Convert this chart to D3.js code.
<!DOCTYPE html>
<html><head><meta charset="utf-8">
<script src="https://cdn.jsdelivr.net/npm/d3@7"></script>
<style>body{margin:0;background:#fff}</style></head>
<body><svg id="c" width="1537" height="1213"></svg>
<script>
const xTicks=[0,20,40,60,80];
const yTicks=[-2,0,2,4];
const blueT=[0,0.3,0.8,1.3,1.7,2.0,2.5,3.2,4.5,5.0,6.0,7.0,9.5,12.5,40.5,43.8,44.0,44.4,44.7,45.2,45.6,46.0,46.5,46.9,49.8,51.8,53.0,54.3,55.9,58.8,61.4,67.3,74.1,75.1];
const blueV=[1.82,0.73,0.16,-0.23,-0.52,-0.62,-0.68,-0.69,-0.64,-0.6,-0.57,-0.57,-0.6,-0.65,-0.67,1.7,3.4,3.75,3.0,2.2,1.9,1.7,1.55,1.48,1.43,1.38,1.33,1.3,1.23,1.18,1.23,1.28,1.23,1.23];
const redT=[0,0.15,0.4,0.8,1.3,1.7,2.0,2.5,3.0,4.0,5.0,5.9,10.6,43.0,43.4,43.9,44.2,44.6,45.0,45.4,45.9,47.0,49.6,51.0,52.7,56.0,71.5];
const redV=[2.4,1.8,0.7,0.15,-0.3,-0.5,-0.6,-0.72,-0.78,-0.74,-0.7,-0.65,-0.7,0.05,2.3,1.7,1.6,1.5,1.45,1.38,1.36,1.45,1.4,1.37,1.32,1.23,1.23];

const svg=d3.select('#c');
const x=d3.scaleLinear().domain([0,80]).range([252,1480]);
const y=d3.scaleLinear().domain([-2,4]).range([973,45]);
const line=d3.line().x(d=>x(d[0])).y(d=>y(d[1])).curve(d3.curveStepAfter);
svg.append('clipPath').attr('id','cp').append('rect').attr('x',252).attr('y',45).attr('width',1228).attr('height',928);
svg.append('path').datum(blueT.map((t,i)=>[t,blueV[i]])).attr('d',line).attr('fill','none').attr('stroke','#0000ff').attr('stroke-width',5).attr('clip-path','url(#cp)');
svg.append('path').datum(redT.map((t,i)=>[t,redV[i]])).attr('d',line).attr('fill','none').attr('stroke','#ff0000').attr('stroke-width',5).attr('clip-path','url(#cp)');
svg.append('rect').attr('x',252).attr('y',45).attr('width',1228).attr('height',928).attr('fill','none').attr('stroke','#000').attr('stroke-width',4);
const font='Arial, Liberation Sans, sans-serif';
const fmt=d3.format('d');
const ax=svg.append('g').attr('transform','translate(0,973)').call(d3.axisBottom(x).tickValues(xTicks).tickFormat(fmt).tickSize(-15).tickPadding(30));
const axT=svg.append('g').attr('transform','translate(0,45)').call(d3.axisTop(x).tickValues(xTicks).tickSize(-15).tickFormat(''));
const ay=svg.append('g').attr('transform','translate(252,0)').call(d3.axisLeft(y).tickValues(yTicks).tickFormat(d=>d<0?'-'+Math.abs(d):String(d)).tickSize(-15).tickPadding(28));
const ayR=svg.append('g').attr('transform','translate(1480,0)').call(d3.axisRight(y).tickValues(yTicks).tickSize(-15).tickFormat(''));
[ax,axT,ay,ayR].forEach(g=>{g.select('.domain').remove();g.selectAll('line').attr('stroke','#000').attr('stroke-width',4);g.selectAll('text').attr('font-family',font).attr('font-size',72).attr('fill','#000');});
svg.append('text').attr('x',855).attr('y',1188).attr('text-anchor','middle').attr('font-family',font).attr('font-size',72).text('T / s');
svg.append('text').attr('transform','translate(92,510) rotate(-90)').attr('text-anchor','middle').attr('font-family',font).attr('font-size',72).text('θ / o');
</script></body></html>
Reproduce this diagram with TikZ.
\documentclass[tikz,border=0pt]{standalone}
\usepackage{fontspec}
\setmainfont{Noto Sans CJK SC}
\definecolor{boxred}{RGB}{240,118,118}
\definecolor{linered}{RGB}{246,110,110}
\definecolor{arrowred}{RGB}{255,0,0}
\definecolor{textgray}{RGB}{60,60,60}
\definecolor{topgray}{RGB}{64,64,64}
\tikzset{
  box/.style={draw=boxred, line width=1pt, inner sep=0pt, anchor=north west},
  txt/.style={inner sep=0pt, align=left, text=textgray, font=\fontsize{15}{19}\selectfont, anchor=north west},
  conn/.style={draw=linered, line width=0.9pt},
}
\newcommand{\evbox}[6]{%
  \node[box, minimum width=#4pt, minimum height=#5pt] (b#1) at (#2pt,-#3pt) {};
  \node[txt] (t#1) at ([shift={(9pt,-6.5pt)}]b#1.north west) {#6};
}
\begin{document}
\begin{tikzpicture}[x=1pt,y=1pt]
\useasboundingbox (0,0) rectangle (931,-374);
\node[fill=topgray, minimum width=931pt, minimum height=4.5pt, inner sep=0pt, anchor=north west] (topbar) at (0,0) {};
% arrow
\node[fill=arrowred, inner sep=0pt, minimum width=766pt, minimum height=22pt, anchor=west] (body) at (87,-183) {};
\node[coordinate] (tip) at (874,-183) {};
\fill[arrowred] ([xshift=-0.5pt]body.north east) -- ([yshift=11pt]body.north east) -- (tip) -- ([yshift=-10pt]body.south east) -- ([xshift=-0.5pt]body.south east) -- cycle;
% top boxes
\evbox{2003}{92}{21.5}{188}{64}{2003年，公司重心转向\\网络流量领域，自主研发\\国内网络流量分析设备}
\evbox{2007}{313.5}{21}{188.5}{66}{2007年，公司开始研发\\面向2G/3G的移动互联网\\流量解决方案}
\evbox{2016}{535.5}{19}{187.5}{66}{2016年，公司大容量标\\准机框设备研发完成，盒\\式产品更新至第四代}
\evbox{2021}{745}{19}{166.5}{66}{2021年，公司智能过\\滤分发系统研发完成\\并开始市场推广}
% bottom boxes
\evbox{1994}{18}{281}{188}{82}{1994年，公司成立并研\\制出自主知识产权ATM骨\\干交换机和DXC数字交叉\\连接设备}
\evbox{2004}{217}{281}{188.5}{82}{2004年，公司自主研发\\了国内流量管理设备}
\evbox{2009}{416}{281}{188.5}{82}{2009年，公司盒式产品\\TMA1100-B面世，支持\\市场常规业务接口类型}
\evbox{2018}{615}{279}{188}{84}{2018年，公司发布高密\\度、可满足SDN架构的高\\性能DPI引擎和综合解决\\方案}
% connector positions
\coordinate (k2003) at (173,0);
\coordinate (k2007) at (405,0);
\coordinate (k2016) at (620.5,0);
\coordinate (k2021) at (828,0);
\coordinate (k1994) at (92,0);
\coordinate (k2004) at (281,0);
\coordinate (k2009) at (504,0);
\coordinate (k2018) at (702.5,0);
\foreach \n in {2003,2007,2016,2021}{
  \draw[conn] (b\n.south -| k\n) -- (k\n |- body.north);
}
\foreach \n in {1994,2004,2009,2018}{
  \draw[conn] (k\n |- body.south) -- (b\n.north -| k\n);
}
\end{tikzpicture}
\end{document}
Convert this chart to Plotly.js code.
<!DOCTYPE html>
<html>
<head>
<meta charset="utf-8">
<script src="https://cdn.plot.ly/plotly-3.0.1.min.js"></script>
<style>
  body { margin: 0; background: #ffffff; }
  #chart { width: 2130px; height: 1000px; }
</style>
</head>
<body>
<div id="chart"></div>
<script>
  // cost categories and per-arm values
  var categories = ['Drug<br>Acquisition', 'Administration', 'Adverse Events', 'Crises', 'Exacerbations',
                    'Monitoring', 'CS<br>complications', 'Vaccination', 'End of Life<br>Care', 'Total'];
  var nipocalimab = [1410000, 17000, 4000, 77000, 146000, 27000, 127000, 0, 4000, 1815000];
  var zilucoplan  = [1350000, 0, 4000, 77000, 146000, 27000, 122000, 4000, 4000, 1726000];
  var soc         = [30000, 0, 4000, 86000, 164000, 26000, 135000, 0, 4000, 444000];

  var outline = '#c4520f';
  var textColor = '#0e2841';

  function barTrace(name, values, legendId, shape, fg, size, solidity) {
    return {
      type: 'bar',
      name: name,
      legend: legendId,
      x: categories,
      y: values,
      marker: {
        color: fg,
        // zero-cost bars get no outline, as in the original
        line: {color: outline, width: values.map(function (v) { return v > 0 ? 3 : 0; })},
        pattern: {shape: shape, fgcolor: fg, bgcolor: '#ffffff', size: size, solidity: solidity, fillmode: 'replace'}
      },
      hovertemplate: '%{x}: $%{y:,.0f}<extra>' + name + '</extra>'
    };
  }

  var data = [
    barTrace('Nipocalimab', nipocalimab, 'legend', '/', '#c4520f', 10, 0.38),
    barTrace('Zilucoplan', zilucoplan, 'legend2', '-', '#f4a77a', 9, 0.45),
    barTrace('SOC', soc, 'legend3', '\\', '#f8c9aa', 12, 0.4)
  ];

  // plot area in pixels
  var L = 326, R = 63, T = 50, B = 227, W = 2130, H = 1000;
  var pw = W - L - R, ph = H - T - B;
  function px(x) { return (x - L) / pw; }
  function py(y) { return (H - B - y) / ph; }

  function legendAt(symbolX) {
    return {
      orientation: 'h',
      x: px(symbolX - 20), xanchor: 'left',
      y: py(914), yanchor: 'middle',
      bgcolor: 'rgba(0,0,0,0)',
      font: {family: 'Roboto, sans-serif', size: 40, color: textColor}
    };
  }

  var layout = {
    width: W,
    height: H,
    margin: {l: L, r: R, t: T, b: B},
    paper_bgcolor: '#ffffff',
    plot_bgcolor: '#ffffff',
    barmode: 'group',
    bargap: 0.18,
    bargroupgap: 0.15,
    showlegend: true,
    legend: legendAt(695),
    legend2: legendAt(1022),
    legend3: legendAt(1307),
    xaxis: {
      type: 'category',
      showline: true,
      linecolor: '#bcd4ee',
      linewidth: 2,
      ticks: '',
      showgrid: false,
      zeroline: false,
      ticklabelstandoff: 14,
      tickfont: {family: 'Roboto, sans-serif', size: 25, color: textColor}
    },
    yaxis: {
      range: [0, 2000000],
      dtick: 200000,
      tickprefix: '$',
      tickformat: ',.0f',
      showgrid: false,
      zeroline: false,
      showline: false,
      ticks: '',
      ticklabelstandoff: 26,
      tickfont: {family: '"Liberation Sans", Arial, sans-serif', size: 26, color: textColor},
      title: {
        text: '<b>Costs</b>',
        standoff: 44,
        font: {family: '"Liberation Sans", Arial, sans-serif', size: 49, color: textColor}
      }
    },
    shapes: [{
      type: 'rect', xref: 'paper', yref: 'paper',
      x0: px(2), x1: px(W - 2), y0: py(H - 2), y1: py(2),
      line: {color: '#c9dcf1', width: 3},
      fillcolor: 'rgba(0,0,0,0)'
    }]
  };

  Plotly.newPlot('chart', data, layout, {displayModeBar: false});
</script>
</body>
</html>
········
#### [What you will do]
Repeat word for word the lines from the line with "Convert this chart to Plotly.js code." to the line with "var textColor = '#0e2841';", both lines included.

#### [Written solution]
Convert this chart to Plotly.js code.
<!DOCTYPE html>
<html>
<head>
<meta charset="utf-8">
<script src="https://cdn.plot.ly/plotly-3.0.1.min.js"></script>
<style>
  body { margin: 0; background: #ffffff; }
  #chart { width: 2130px; height: 1000px; }
</style>
</head>
<body>
<div id="chart"></div>
<script>
  // cost categories and per-arm values
  var categories = ['Drug<br>Acquisition', 'Administration', 'Adverse Events', 'Crises', 'Exacerbations',
                    'Monitoring', 'CS<br>complications', 'Vaccination', 'End of Life<br>Care', 'Total'];
  var nipocalimab = [1410000, 17000, 4000, 77000, 146000, 27000, 127000, 0, 4000, 1815000];
  var zilucoplan  = [1350000, 0, 4000, 77000, 146000, 27000, 122000, 4000, 4000, 1726000];
  var soc         = [30000, 0, 4000, 86000, 164000, 26000, 135000, 0, 4000, 444000];

  var outline = '#c4520f';
  var textColor = '#0e2841';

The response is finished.